SHORT EXERCISE ::
Retype each line of the material exactly, please, skipping any picture in it.

GIVEN INFORMATION ::
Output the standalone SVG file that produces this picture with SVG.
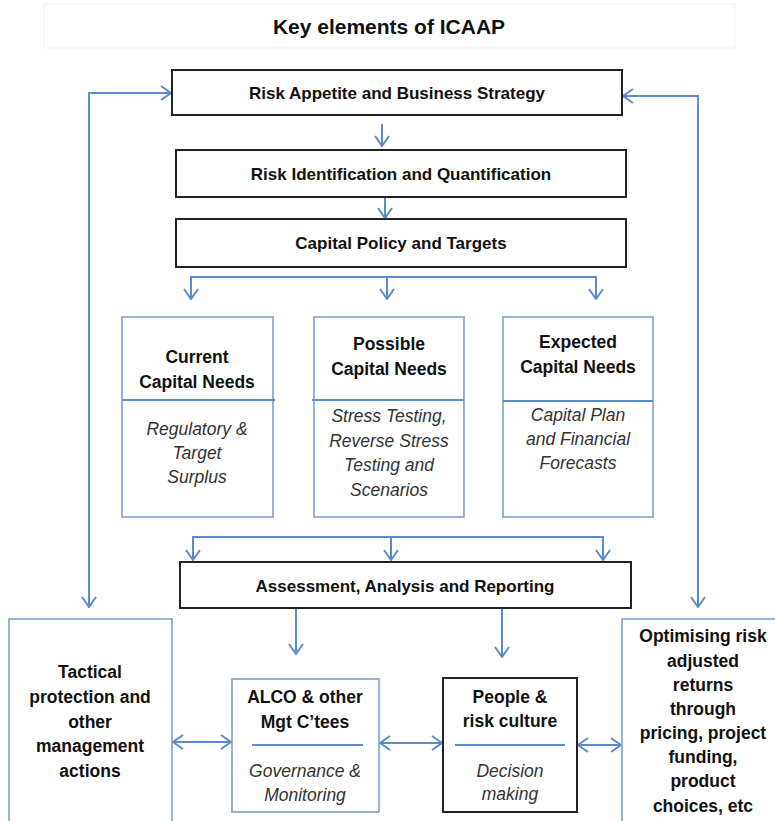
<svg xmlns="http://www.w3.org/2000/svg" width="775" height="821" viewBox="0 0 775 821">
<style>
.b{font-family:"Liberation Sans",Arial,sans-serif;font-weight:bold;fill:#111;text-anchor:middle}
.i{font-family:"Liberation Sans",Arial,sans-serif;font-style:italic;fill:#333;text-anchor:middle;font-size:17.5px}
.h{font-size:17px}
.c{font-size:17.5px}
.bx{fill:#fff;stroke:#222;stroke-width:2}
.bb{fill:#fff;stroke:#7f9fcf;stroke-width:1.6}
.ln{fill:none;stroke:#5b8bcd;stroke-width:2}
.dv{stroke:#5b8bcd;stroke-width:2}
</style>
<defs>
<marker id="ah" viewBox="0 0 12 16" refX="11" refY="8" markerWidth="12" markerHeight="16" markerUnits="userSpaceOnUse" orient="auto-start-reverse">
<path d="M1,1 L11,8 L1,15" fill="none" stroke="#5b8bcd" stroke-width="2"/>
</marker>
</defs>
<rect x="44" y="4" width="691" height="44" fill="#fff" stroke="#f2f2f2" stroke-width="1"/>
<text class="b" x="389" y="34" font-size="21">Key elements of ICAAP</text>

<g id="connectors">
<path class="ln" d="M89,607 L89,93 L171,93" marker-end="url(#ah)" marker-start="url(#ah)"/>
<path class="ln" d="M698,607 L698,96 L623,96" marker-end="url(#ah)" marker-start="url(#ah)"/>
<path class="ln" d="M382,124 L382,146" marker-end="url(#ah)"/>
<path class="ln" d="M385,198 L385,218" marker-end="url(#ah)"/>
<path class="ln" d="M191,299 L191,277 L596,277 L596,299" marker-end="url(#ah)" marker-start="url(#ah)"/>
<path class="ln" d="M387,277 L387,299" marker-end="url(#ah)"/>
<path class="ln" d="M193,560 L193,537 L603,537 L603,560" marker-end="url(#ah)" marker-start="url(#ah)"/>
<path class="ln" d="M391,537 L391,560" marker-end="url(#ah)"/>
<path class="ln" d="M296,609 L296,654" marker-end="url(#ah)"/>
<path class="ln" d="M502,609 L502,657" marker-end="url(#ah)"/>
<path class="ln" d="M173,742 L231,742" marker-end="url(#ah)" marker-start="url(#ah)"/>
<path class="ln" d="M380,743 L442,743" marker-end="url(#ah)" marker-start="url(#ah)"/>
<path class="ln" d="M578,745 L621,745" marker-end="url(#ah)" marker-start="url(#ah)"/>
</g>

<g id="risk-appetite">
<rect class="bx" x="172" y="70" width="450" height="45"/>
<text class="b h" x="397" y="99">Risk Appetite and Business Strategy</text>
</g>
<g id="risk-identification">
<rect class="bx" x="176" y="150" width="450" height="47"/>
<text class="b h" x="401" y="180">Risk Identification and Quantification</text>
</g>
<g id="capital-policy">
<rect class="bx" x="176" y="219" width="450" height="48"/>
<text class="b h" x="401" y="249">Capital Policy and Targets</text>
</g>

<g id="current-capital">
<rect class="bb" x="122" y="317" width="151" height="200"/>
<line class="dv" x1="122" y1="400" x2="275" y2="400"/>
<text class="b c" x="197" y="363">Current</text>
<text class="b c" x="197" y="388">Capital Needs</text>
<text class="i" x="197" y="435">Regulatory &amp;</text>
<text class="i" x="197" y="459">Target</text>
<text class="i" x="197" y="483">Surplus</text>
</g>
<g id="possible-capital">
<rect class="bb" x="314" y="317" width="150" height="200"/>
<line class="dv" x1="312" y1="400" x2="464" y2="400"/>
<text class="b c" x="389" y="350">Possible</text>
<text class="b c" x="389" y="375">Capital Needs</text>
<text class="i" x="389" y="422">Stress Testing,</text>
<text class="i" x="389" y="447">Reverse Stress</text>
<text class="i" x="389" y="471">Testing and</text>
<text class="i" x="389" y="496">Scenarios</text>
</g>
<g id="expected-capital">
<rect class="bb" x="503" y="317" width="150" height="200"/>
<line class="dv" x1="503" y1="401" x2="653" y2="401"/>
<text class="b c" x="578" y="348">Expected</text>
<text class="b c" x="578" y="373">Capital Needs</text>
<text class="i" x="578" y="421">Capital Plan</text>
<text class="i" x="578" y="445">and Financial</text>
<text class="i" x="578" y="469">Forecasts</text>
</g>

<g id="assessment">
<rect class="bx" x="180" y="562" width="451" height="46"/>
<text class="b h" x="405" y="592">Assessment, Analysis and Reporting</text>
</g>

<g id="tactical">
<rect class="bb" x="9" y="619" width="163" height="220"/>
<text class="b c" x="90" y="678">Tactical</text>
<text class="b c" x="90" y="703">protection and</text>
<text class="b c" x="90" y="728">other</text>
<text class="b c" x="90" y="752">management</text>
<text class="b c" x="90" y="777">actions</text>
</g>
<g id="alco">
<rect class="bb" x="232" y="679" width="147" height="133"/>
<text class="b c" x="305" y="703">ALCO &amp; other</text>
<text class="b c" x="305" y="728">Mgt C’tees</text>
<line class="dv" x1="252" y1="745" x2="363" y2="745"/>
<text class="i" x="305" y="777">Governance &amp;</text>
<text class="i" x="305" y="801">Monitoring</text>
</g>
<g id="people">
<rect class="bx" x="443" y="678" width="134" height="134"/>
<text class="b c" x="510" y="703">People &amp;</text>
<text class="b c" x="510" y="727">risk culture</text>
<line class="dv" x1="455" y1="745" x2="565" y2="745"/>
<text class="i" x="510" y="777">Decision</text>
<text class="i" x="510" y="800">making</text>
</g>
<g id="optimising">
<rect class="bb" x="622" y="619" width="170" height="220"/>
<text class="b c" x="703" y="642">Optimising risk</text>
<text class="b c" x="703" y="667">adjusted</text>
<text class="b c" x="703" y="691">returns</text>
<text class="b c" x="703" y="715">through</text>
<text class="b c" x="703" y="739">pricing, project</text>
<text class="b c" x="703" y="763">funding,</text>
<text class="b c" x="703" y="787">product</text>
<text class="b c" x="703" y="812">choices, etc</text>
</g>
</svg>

FINAL RESULT ::
Output the standalone SVG file that produces this picture with SVG.
<svg xmlns="http://www.w3.org/2000/svg" width="775" height="821" viewBox="0 0 775 821">
<style>
.b{font-family:"Liberation Sans",Arial,sans-serif;font-weight:bold;fill:#111;text-anchor:middle}
.i{font-family:"Liberation Sans",Arial,sans-serif;font-style:italic;fill:#333;text-anchor:middle;font-size:17.5px}
.h{font-size:17px}
.c{font-size:17.5px}
.bx{fill:#fff;stroke:#222;stroke-width:2}
.bb{fill:#fff;stroke:#7f9fcf;stroke-width:1.6}
.ln{fill:none;stroke:#5b8bcd;stroke-width:2}
.dv{stroke:#5b8bcd;stroke-width:2}
</style>
<defs>
<marker id="ah" viewBox="0 0 12 16" refX="11" refY="8" markerWidth="12" markerHeight="16" markerUnits="userSpaceOnUse" orient="auto-start-reverse">
<path d="M1,1 L11,8 L1,15" fill="none" stroke="#5b8bcd" stroke-width="2"/>
</marker>
</defs>
<rect x="44" y="4" width="691" height="44" fill="#fff" stroke="#f2f2f2" stroke-width="1"/>
<text class="b" x="389" y="34" font-size="21">Key elements of ICAAP</text>

<g id="connectors">
<path class="ln" d="M89,607 L89,93 L171,93" marker-end="url(#ah)" marker-start="url(#ah)"/>
<path class="ln" d="M698,607 L698,96 L623,96" marker-end="url(#ah)" marker-start="url(#ah)"/>
<path class="ln" d="M382,124 L382,146" marker-end="url(#ah)"/>
<path class="ln" d="M385,198 L385,218" marker-end="url(#ah)"/>
<path class="ln" d="M191,299 L191,277 L596,277 L596,299" marker-end="url(#ah)" marker-start="url(#ah)"/>
<path class="ln" d="M387,277 L387,299" marker-end="url(#ah)"/>
<path class="ln" d="M193,560 L193,537 L603,537 L603,560" marker-end="url(#ah)" marker-start="url(#ah)"/>
<path class="ln" d="M391,537 L391,560" marker-end="url(#ah)"/>
<path class="ln" d="M296,609 L296,654" marker-end="url(#ah)"/>
<path class="ln" d="M502,609 L502,657" marker-end="url(#ah)"/>
<path class="ln" d="M173,742 L231,742" marker-end="url(#ah)" marker-start="url(#ah)"/>
<path class="ln" d="M380,743 L442,743" marker-end="url(#ah)" marker-start="url(#ah)"/>
<path class="ln" d="M578,745 L621,745" marker-end="url(#ah)" marker-start="url(#ah)"/>
</g>

<g id="risk-appetite">
<rect class="bx" x="172" y="70" width="450" height="45"/>
<text class="b h" x="397" y="99">Risk Appetite and Business Strategy</text>
</g>
<g id="risk-identification">
<rect class="bx" x="176" y="150" width="450" height="47"/>
<text class="b h" x="401" y="180">Risk Identification and Quantification</text>
</g>
<g id="capital-policy">
<rect class="bx" x="176" y="219" width="450" height="48"/>
<text class="b h" x="401" y="249">Capital Policy and Targets</text>
</g>

<g id="current-capital">
<rect class="bb" x="122" y="317" width="151" height="200"/>
<line class="dv" x1="122" y1="400" x2="275" y2="400"/>
<text class="b c" x="197" y="363">Current</text>
<text class="b c" x="197" y="388">Capital Needs</text>
<text class="i" x="197" y="435">Regulatory &amp;</text>
<text class="i" x="197" y="459">Target</text>
<text class="i" x="197" y="483">Surplus</text>
</g>
<g id="possible-capital">
<rect class="bb" x="314" y="317" width="150" height="200"/>
<line class="dv" x1="312" y1="400" x2="464" y2="400"/>
<text class="b c" x="389" y="350">Possible</text>
<text class="b c" x="389" y="375">Capital Needs</text>
<text class="i" x="389" y="422">Stress Testing,</text>
<text class="i" x="389" y="447">Reverse Stress</text>
<text class="i" x="389" y="471">Testing and</text>
<text class="i" x="389" y="496">Scenarios</text>
</g>
<g id="expected-capital">
<rect class="bb" x="503" y="317" width="150" height="200"/>
<line class="dv" x1="503" y1="401" x2="653" y2="401"/>
<text class="b c" x="578" y="348">Expected</text>
<text class="b c" x="578" y="373">Capital Needs</text>
<text class="i" x="578" y="421">Capital Plan</text>
<text class="i" x="578" y="445">and Financial</text>
<text class="i" x="578" y="469">Forecasts</text>
</g>

<g id="assessment">
<rect class="bx" x="180" y="562" width="451" height="46"/>
<text class="b h" x="405" y="592">Assessment, Analysis and Reporting</text>
</g>

<g id="tactical">
<rect class="bb" x="9" y="619" width="163" height="220"/>
<text class="b c" x="90" y="678">Tactical</text>
<text class="b c" x="90" y="703">protection and</text>
<text class="b c" x="90" y="728">other</text>
<text class="b c" x="90" y="752">management</text>
<text class="b c" x="90" y="777">actions</text>
</g>
<g id="alco">
<rect class="bb" x="232" y="679" width="147" height="133"/>
<text class="b c" x="305" y="703">ALCO &amp; other</text>
<text class="b c" x="305" y="728">Mgt C’tees</text>
<line class="dv" x1="252" y1="745" x2="363" y2="745"/>
<text class="i" x="305" y="777">Governance &amp;</text>
<text class="i" x="305" y="801">Monitoring</text>
</g>
<g id="people">
<rect class="bx" x="443" y="678" width="134" height="134"/>
<text class="b c" x="510" y="703">People &amp;</text>
<text class="b c" x="510" y="727">risk culture</text>
<line class="dv" x1="455" y1="745" x2="565" y2="745"/>
<text class="i" x="510" y="777">Decision</text>
<text class="i" x="510" y="800">making</text>
</g>
<g id="optimising">
<rect class="bb" x="622" y="619" width="170" height="220"/>
<text class="b c" x="703" y="642">Optimising risk</text>
<text class="b c" x="703" y="667">adjusted</text>
<text class="b c" x="703" y="691">returns</text>
<text class="b c" x="703" y="715">through</text>
<text class="b c" x="703" y="739">pricing, project</text>
<text class="b c" x="703" y="763">funding,</text>
<text class="b c" x="703" y="787">product</text>
<text class="b c" x="703" y="812">choices, etc</text>
</g>
</svg>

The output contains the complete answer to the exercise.